> GOAL: Retype nothing but the lines from the start of the material up to and including the line with "Serif', 'Times New". Pictures don't belong in the copy.

> SUPPLIED MATERIAL:
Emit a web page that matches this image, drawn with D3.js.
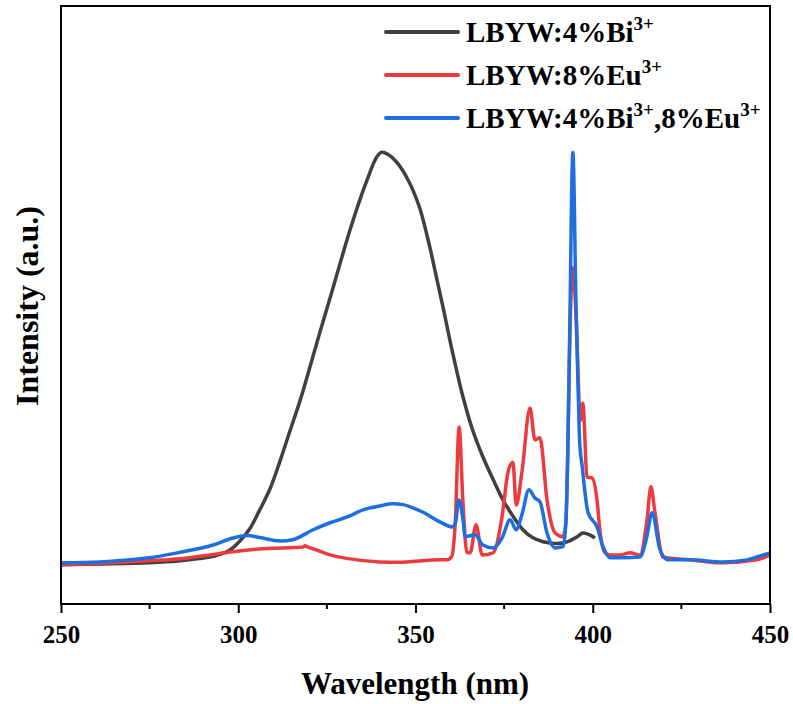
<!DOCTYPE html>
<html>
<head>
<meta charset="utf-8">
<script src="https://cdn.jsdelivr.net/npm/d3@7"></script>
<style>
  body { margin: 0; background: #fff; }
</style>
</head>
<body>
<div id="chart"></div>
<script>
const width = 793;
const height = 704;
const serif = "'Liberation Serif', 'Times New Roman', serif";

// wavelength (nm) / normalized intensity
const biWave = [250, 262, 275, 283, 289, 294, 297.7, 300.5, 303.3, 306, 309, 311.8, 314.6, 317.5, 320.2, 323, 325.9, 328.7, 331.5, 334.3, 337, 338.8, 340.3, 342.3, 344.8, 347.8, 351, 353.5, 356.1, 358, 359.7, 361.5, 363.4, 366, 369, 372, 374.7, 377.5, 380.3, 383, 386, 389, 391.6, 393.5, 395.6, 397.2, 399, 400.6];
const biInt = [0, 0.002, 0.005, 0.009, 0.015, 0.023, 0.036, 0.058, 0.088, 0.132, 0.185, 0.252, 0.325, 0.40, 0.479, 0.563, 0.647, 0.73, 0.811, 0.885, 0.948, 0.985, 1.0, 0.995, 0.975, 0.935, 0.87, 0.79, 0.69, 0.615, 0.545, 0.475, 0.407, 0.33, 0.262, 0.205, 0.157, 0.118, 0.085, 0.066, 0.056, 0.052, 0.053, 0.058, 0.068, 0.077, 0.073, 0.065];

const euWave = [250, 262, 275, 283.6, 292, 297.7, 307, 316, 318.3, 318.8, 319.4, 322, 325.9, 331, 340, 345, 356.9, 358.9, 360.2, 361.2, 362.3, 363.4, 364.5, 365.4, 367.1, 368.8, 371.9, 374.4, 376.1, 377.5, 378.4, 380, 382.3, 383.7, 385.1, 387.1, 389.4, 391.6, 392.4, 392.9, 393.4, 394.4, 395.3, 396.5, 397.2, 398.4, 399.8, 401.2, 402, 403.5, 404.9, 407.7, 410.5, 413.3, 415.3, 416.4, 417.5, 419.8, 427.4, 436.7, 446.3, 450];
const euInt = [0, 0.004, 0.01, 0.015, 0.024, 0.031, 0.039, 0.042, 0.043, 0.046, 0.044, 0.036, 0.024, 0.015, 0.007, 0.006, 0.012, 0.012, 0.02, 0.1, 0.334, 0.15, 0.03, 0.029, 0.097, 0.024, 0.029, 0.116, 0.225, 0.249, 0.145, 0.223, 0.38, 0.303, 0.308, 0.157, 0.077, 0.068, 0.1, 0.25, 0.5, 0.72, 0.6, 0.35, 0.392, 0.213, 0.211, 0.157, 0.085, 0.029, 0.024, 0.024, 0.029, 0.024, 0.109, 0.189, 0.13, 0.019, 0.012, 0.005, 0.012, 0.024];

const biEuWave = [250, 261, 268.6, 275, 282.7, 292.9, 298.5, 302.5, 306.1, 311.8, 315.4, 321.1, 325.9, 330.7, 335.2, 340, 343.7, 346.5, 349.3, 352, 356.9, 360.3, 361.2, 362.3, 363.4, 364, 366.8, 369, 371.9, 374.4, 376.7, 378.4, 380, 382, 383.7, 385.1, 387.1, 389.4, 391.6, 392.4, 392.9, 393.4, 394.4, 395.3, 395.9, 396.3, 397, 398.7, 401.2, 402.9, 404.9, 408.5, 413.3, 415.3, 416.7, 419, 421.2, 427.4, 436.7, 443.5, 446.3, 450];
const biEuInt = [0.005, 0.007, 0.012, 0.017, 0.029, 0.048, 0.065, 0.071, 0.066, 0.058, 0.061, 0.085, 0.102, 0.116, 0.133, 0.143, 0.148, 0.146, 0.138, 0.128, 0.104, 0.092, 0.1, 0.157, 0.11, 0.068, 0.073, 0.048, 0.041, 0.065, 0.109, 0.085, 0.121, 0.182, 0.162, 0.153, 0.077, 0.041, 0.044, 0.1, 0.25, 0.5, 1.0, 0.62, 0.42, 0.3, 0.24, 0.126, 0.092, 0.044, 0.017, 0.017, 0.019, 0.07, 0.126, 0.036, 0.012, 0.012, 0.007, 0.012, 0.019, 0.029];

const xTicks = [250, 300, 350, 400, 450];
const xMinorTicks = [275, 325, 375, 425];

const series = [
  { name: "LBYW:4%Bi", sup: "3+", rest: "", wave: biWave, vals: biInt, color: "#404040", curve: d3.curveCatmullRom.alpha(0.5) },
  { name: "LBYW:8%Eu", sup: "3+", rest: "", wave: euWave, vals: euInt, color: "#ec3b3f", curve: d3.curveMonotoneX },
  { name: "LBYW:4%Bi", sup: "3+", rest: ",8%Eu", sup2: "3+", wave: biEuWave, vals: biEuInt, color: "#1e6ee0", curve: d3.curveMonotoneX }
];

const plotLeft = 61, plotRight = 770, plotTop = 6, plotBottom = 604;

const svg = d3.select("#chart").append("svg")
  .attr("width", width)
  .attr("height", height);

const x = d3.scaleLinear().domain([250, 450]).range([plotLeft, plotRight]);
const y = d3.scaleLinear().domain([-0.095, 1.355]).range([plotBottom, plotTop]);

const plot = svg.append("g");
series.forEach((s) => {
  const line = d3.line()
    .x((d) => x(d[0]))
    .y((d) => y(d[1]))
    .curve(s.curve);
  plot.append("path")
    .datum(s.wave.map((w, i) => [w, s.vals[i]]))
    .attr("fill", "none")
    .attr("stroke", s.color)
    .attr("stroke-width", 3.5)
    .attr("stroke-linejoin", "round")
    .attr("d", line);
});

// frame
svg.append("rect")
  .attr("x", plotLeft).attr("y", plotTop)
  .attr("width", plotRight - plotLeft).attr("height", plotBottom - plotTop)
  .attr("fill", "none").attr("stroke", "#000").attr("stroke-width", 2);

// bottom axis
const axisX = d3.axisBottom(x).tickValues(xTicks).tickSize(9).tickPadding(12).tickFormat(d3.format("d"));
const gx = svg.append("g")
  .attr("transform", "translate(0," + plotBottom + ")")
  .call(axisX);
gx.select(".domain").remove();
gx.selectAll(".tick line").attr("stroke", "#000").attr("stroke-width", 2);
gx.selectAll(".tick text")
  .style("font-family", serif)
  .style("font-weight", "bold")
  .style("font-size", "25px")
  .attr("fill", "#000");

const minor = svg.append("g").attr("transform", "translate(0," + plotBottom + ")");
minor.selectAll("line").data(xMinorTicks).enter().append("line")
  .attr("x1", (d) => x(d)).attr("x2", (d) => x(d))
  .attr("y1", 0).attr("y2", 5)
  .attr("stroke", "#000").attr("stroke-width", 2);

// axis titles
svg.append("text")
  .attr("x", 415).attr("y", 694)
  .attr("text-anchor", "middle")
  .style("font-family", serif).style("font-weight", "bold").style("font-size", "31px")
  .text("Wavelength (nm)");

svg.append("text")
  .attr("transform", "translate(38,306) rotate(-90)")
  .attr("text-anchor", "middle")
  .style("font-family", serif).style("font-weight", "bold").style("font-size", "32px")
  .text("Intensity (a.u.)");

// legend
const legend = svg.append("g");
series.forEach((s, i) => {
  const ly = 32 + i * 43;
  legend.append("line")
    .attr("x1", 386).attr("x2", 458)
    .attr("y1", ly).attr("y2", ly)
    .attr("stroke", s.color).attr("stroke-width", 4).attr("stroke-linecap", "round");
  const t = legend.append("text")
    .attr("x", 466).attr("y", ly + 10)
    .style("font-family", serif).style("font-weight", "bold").style("font-size", "29px");
  t.append("tspan").text(s.name);
  t.append("tspan").style("font-size", "19px").attr("dy", -12).text(s.sup);
  if (s.rest) {
    t.append("tspan").attr("dy", 12).text(s.rest);
    t.append("tspan").style("font-size", "19px").attr("dy", -12).text(s.sup2);
  }
});
</script>
</body>
</html>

> SOLUTION:
Emit a web page that matches this image, drawn with D3.js.
<!DOCTYPE html>
<html>
<head>
<meta charset="utf-8">
<script src="https://cdn.jsdelivr.net/npm/d3@7"></script>
<style>
  body { margin: 0; background: #fff; }
</style>
</head>
<body>
<div id="chart"></div>
<script>
const width = 793;
const height = 704;
const serif = "'Liberation Serif', 'Times New Roman', serif";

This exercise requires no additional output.